Write out the material exactly, with the pictures left out.

Recorded data:
::::::::::

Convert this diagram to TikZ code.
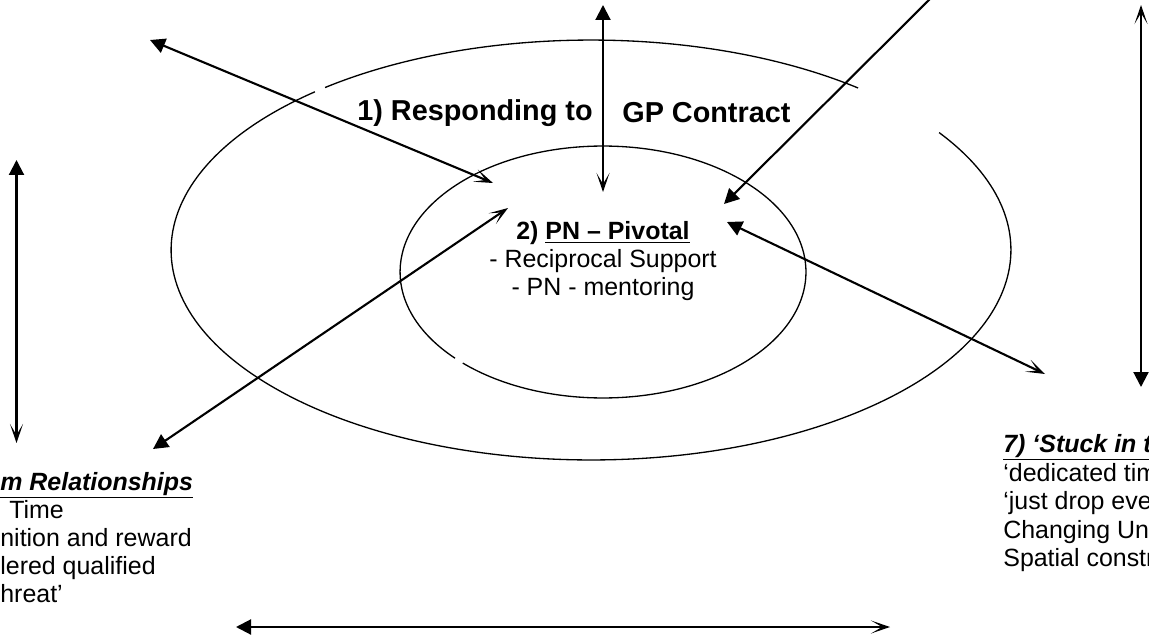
\documentclass[tikz,border=0pt]{standalone}
\usepackage{fontspec}
\setmainfont{Liberation Sans}
\usetikzlibrary{arrows.meta}

\tikzset{
    fillhead/.tip={Triangle[length=3mm,width=3mm]},
    barbhead/.tip={Stealth[length=3.8mm,width=2.6mm,inset=2.2mm]}
}

\begin{document}
\begin{tikzpicture}[x=0.02cm, y=-0.02cm,
    ring/.style={line width=0.75pt},
    arr/.style={line width=1.2pt},
    txt/.style={inner sep=0pt, font=\fontsize{14.2}{15.9}\selectfont},
    bigtxt/.style={inner sep=0pt, font=\fontsize{16.4}{19}\selectfont\bfseries}
]
    \useasboundingbox (0,0) rectangle (1149,635);
    \clip (0,0) rectangle (1149,635);

    % outer and inner ring
    \draw[ring] (591,250) ++(50.5:8.4cm and 4.2cm)
        arc[start angle=50.5, end angle=129.3, x radius=8.4cm, y radius=4.2cm];
    \draw[ring] (591,250) ++(131.1:8.4cm and 4.2cm)
        arc[start angle=131.1, end angle=394, x radius=8.4cm, y radius=4.2cm];
    \draw[ring] (603,272) ++(226.3:4.06cm and 2.52cm)
        arc[start angle=226.3, end angle=583.2, x radius=4.06cm, y radius=2.52cm];

    % texts
    \node[bigtxt, anchor=east] (resp) at (593,113) {1) Responding to};
    \node[bigtxt, anchor=west] (gpc) at (622,113) {GP Contract};
    \node[txt, align=center] (pn) at (603,261)
        {\textbf{2) \underline{PN – Pivotal}}\\- Reciprocal Support\\- PN - mentoring};

    \node[txt, anchor=base west] (teamhd) at (0,490) {\textbf{\textit{\underline{m Relationships}}}};
    \node[txt, anchor=base west] (team1) at (9,518) {Time};
    \node[txt, anchor=base west] (team2) at (0,546) {nition and reward};
    \node[txt, anchor=base west] (team3) at (0,574) {lered qualified};
    \node[txt, anchor=base west] (team4) at (0,602) {hreat’};

    \node[txt, anchor=base west] (stuckhd) at (1003,452) {\textbf{\textit{\underline{7) ‘Stuck in t}}}};
    \node[txt, anchor=base west] (stuck1) at (1003,481) {‘dedicated tim};
    \node[txt, anchor=base west] (stuck2) at (1003,509) {‘just drop eve};
    \node[txt, anchor=base west] (stuck3) at (1003,538) {Changing Un};
    \node[txt, anchor=base west] (stuck4) at (1003,566) {Spatial constr};

    % arrow ends
    \coordinate (lvtop) at (16.5,160);
    \coordinate (lvbot) at (16.5,443);
    \coordinate (rvtop) at (1141,5);
    \coordinate (rvbot) at (1141,387);
    \coordinate (cvtop) at (603,5);
    \coordinate (cvbot) at (603,192);
    \coordinate (tlout) at (150,40);
    \coordinate (tlin) at (493,183);
    \coordinate (trout) at (932,-3);
    \coordinate (trin) at (724,204);
    \coordinate (rdin) at (727,222);
    \coordinate (rdout) at (1045,374);
    \coordinate (ldout) at (153,449);
    \coordinate (ldin) at (508,208);
    \coordinate (bhleft) at (236,627);
    \coordinate (bhright) at (890,627);

    \draw[arr, fillhead-barbhead] (lvtop) -- (lvbot);
    \draw[arr, barbhead-fillhead] (rvtop) -- (rvbot);
    \draw[arr, fillhead-barbhead] (cvtop) -- (cvbot);
    \draw[arr, fillhead-barbhead] (tlout) -- (tlin);
    \draw[arr, -fillhead] (trout) -- (trin);
    \draw[arr, fillhead-barbhead] (rdin) -- (rdout);
    \draw[arr, fillhead-barbhead] (ldout) -- (ldin);
    \draw[arr, fillhead-barbhead] (bhleft) -- (bhright);
\end{tikzpicture}
\end{document}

::::::::::

Reply to the task:
Convert this diagram to TikZ code.
\documentclass[tikz,border=0pt]{standalone}
\usepackage{fontspec}
\setmainfont{Liberation Sans}
\usetikzlibrary{arrows.meta}

\tikzset{
    fillhead/.tip={Triangle[length=3mm,width=3mm]},
    barbhead/.tip={Stealth[length=3.8mm,width=2.6mm,inset=2.2mm]}
}

\begin{document}
\begin{tikzpicture}[x=0.02cm, y=-0.02cm,
    ring/.style={line width=0.75pt},
    arr/.style={line width=1.2pt},
    txt/.style={inner sep=0pt, font=\fontsize{14.2}{15.9}\selectfont},
    bigtxt/.style={inner sep=0pt, font=\fontsize{16.4}{19}\selectfont\bfseries}
]
    \useasboundingbox (0,0) rectangle (1149,635);
    \clip (0,0) rectangle (1149,635);

    % outer and inner ring
    \draw[ring] (591,250) ++(50.5:8.4cm and 4.2cm)
        arc[start angle=50.5, end angle=129.3, x radius=8.4cm, y radius=4.2cm];
    \draw[ring] (591,250) ++(131.1:8.4cm and 4.2cm)
        arc[start angle=131.1, end angle=394, x radius=8.4cm, y radius=4.2cm];
    \draw[ring] (603,272) ++(226.3:4.06cm and 2.52cm)
        arc[start angle=226.3, end angle=583.2, x radius=4.06cm, y radius=2.52cm];

    % texts
    \node[bigtxt, anchor=east] (resp) at (593,113) {1) Responding to};
    \node[bigtxt, anchor=west] (gpc) at (622,113) {GP Contract};
    \node[txt, align=center] (pn) at (603,261)
        {\textbf{2) \underline{PN – Pivotal}}\\- Reciprocal Support\\- PN - mentoring};

    \node[txt, anchor=base west] (teamhd) at (0,490) {\textbf{\textit{\underline{m Relationships}}}};
    \node[txt, anchor=base west] (team1) at (9,518) {Time};
    \node[txt, anchor=base west] (team2) at (0,546) {nition and reward};
    \node[txt, anchor=base west] (team3) at (0,574) {lered qualified};
    \node[txt, anchor=base west] (team4) at (0,602) {hreat’};

    \node[txt, anchor=base west] (stuckhd) at (1003,452) {\textbf{\textit{\underline{7) ‘Stuck in t}}}};
    \node[txt, anchor=base west] (stuck1) at (1003,481) {‘dedicated tim};
    \node[txt, anchor=base west] (stuck2) at (1003,509) {‘just drop eve};
    \node[txt, anchor=base west] (stuck3) at (1003,538) {Changing Un};
    \node[txt, anchor=base west] (stuck4) at (1003,566) {Spatial constr};

    % arrow ends
    \coordinate (lvtop) at (16.5,160);
    \coordinate (lvbot) at (16.5,443);
    \coordinate (rvtop) at (1141,5);
    \coordinate (rvbot) at (1141,387);
    \coordinate (cvtop) at (603,5);
    \coordinate (cvbot) at (603,192);
    \coordinate (tlout) at (150,40);
    \coordinate (tlin) at (493,183);
    \coordinate (trout) at (932,-3);
    \coordinate (trin) at (724,204);
    \coordinate (rdin) at (727,222);
    \coordinate (rdout) at (1045,374);
    \coordinate (ldout) at (153,449);
    \coordinate (ldin) at (508,208);
    \coordinate (bhleft) at (236,627);
    \coordinate (bhright) at (890,627);

    \draw[arr, fillhead-barbhead] (lvtop) -- (lvbot);
    \draw[arr, barbhead-fillhead] (rvtop) -- (rvbot);
    \draw[arr, fillhead-barbhead] (cvtop) -- (cvbot);
    \draw[arr, fillhead-barbhead] (tlout) -- (tlin);
    \draw[arr, -fillhead] (trout) -- (trin);
    \draw[arr, fillhead-barbhead] (rdin) -- (rdout);
    \draw[arr, fillhead-barbhead] (ldout) -- (ldin);
    \draw[arr, fillhead-barbhead] (bhleft) -- (bhright);
\end{tikzpicture}
\end{document}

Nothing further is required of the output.